Smit allegedly murdered Van Wyk and dumped his remains in a sewer on his property.

Smit has been charged with murder, kidnapping, assault with intent to cause grievous bodily harm, and defeating the ends of justice.

Smit’s lawyer, Santie Human, said her client had confessed to her. Human also said Smit was introduced to a cult at a very young age, when he learnt how to dispose of a body.

Weighing in on the murder and Smit's apparent 'confession', Reverend Tristan Kapp of the South African Satanic Church, said Smit's statement threatened to mask the true nature of a South African murder crime, through the stigma of alternative minority religious perspectives.

Kapp explained that ‘Occultism’ derives from the Latin noun Occultus, which refers to “hidden, secret or inaccessible (knowledge)”. He said the idea that acquaints Occultism, as well as Satanism, to dark and gruesome misdeeds is but one example of a regurgitated conspiracy theory, owing its origins to the moral panic during the late 1980-90s.

"Today, it is still infamously characterised as the ‘Satanic Panic-era’, during which anyone who wore black, listened to heavy metal music, had tattoos and piercings, among other things, were summarily labelled as Satanic. Although, today, they are no longer considered as such. Why? Because they were never ‘Satanic’ to begin with," he said.

Kapp said this narrative was, and in this case still is, abused as a multi-purpose excuse to firstly, as with the Krugersdorp Devilsdorp murders, divert attention from the utopic notion that elite and seemingly exemplary individuals in society whom you will most likely also see in church every Sunday, are capable of such moral atrocities.

Kapp said by subsequently framing an external, voiceless enigma: as a result, it created the impression that those who are truly guilty can escape taking responsibility and accountability for their actions.
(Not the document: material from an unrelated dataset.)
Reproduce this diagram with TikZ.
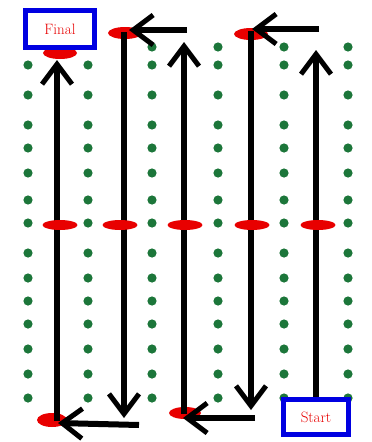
\documentclass[tikz,border=0pt]{standalone}
\usetikzlibrary{arrows.meta}
\definecolor{plant}{RGB}{28,118,58}
\definecolor{marker}{RGB}{232,0,0}
\definecolor{framecol}{RGB}{0,0,225}
\begin{document}
\begin{tikzpicture}[x=1pt,y=-1pt,
  plantdot/.style={fill=plant,draw=none},
  pass/.style={line width=6pt,-{Straight Barb[length=20pt,width=30pt,line width=5pt]}},
  stopmark/.style={fill=marker,draw=none},
  endbox/.style={draw=framecol,line width=5pt,fill=white,text=marker,
    font=\fontsize{15}{16}\selectfont,inner sep=0pt}]
\useasboundingbox (0,0) rectangle (372,442);
\fill[white] (0,0) rectangle (372,442);

% rows of plants
\foreach \x/\first in {28/2,88/2,152/1,218/1,284/1,348/1}{
  \foreach \y [count=\i] in {47,65,95,125,148,173,200,223,253,278,301,324,349,374,398}{
    \ifnum\i<\first\else
      \fill[plantdot] (\x,\y) circle (4.6);
    \fi
  }
}

% turning points at the ends of the passes
\fill[stopmark] (125,33) ellipse (17 and 6);
\fill[stopmark] (251,34) ellipse (17 and 6);
\fill[stopmark] (60,53) ellipse (17 and 6);
\fill[stopmark] (52,420) ellipse (15 and 7);
\fill[stopmark] (185,413) ellipse (16 and 6);

% start and finish
\node[endbox,minimum width=69pt,minimum height=37pt] (final) at (60,29) {Final};
\node[endbox,minimum width=65pt,minimum height=35pt] (start) at (316,417) {Start};

% route coordinates
\coordinate (p5top) at (316,50);
\coordinate (t5a) at (319,29);
\coordinate (t5b) at (252,29);
\coordinate (p4top) at (251,31);
\coordinate (p4bot) at (251,410);
\coordinate (b4a) at (255,418);
\coordinate (b4b) at (183,418);
\coordinate (p3bot) at (184,414);
\coordinate (p3top) at (184,42);
\coordinate (t3a) at (187,30);
\coordinate (t3b) at (129,30);
\coordinate (p2top) at (124,32);
\coordinate (p2bot) at (124,418);
\coordinate (b2a) at (139,425);
\coordinate (b2b) at (58,423);
\coordinate (p1bot) at (57,421);
\coordinate (p1top) at (57,60);

% passes through the field
\draw[pass] (start.north -| p5top) -- (p5top);
\draw[pass] (t5a) -- (t5b);
\draw[pass] (p4top) -- (p4bot);
\draw[pass] (b4a) -- (b4b);
\draw[pass] (p3bot) -- (p3top);
\draw[pass] (t3a) -- (t3b);
\draw[pass] (p2top) -- (p2bot);
\draw[pass] (b2a) -- (b2b);
\draw[pass] (p1bot) -- (p1top);

% halfway markers
\foreach \x in {60,120,185,252,318}
  \fill[stopmark] (\x,225) ellipse (17.5 and 5);
\end{tikzpicture}
\end{document}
Similar to the way South African Cricket captain Hansie Cronjé, did back in 2000 during a Cricket tournament between England, South Africa and Zimbabwe.

"After which he blamed the devil for making him take a $8,200 bribery to fix the match - yet, how does the saying go? 'If you look for the Devil behind every bush, you will find him'.

“As an academic, friendly Satanist, writer and secular counsellor, busy with my Doctorate specialising in hidden knowledge within ancient religious traditions, I realised that I could not sit by idly while individuals offered alternative religious orientations - my field of expertise - along with those who subscribe to them as a scapegoat to feed her own media agenda," Kapp said.

He said he believed that a lawyer who constructs the defence of a case on the basis of stigma and superstition, instead of logically sound factual evidence - in his opinion - extremely unprofessional and unethical, defaming alternative religions with the harmful stigma when we enjoy equal freedom and protection under the South African constitution.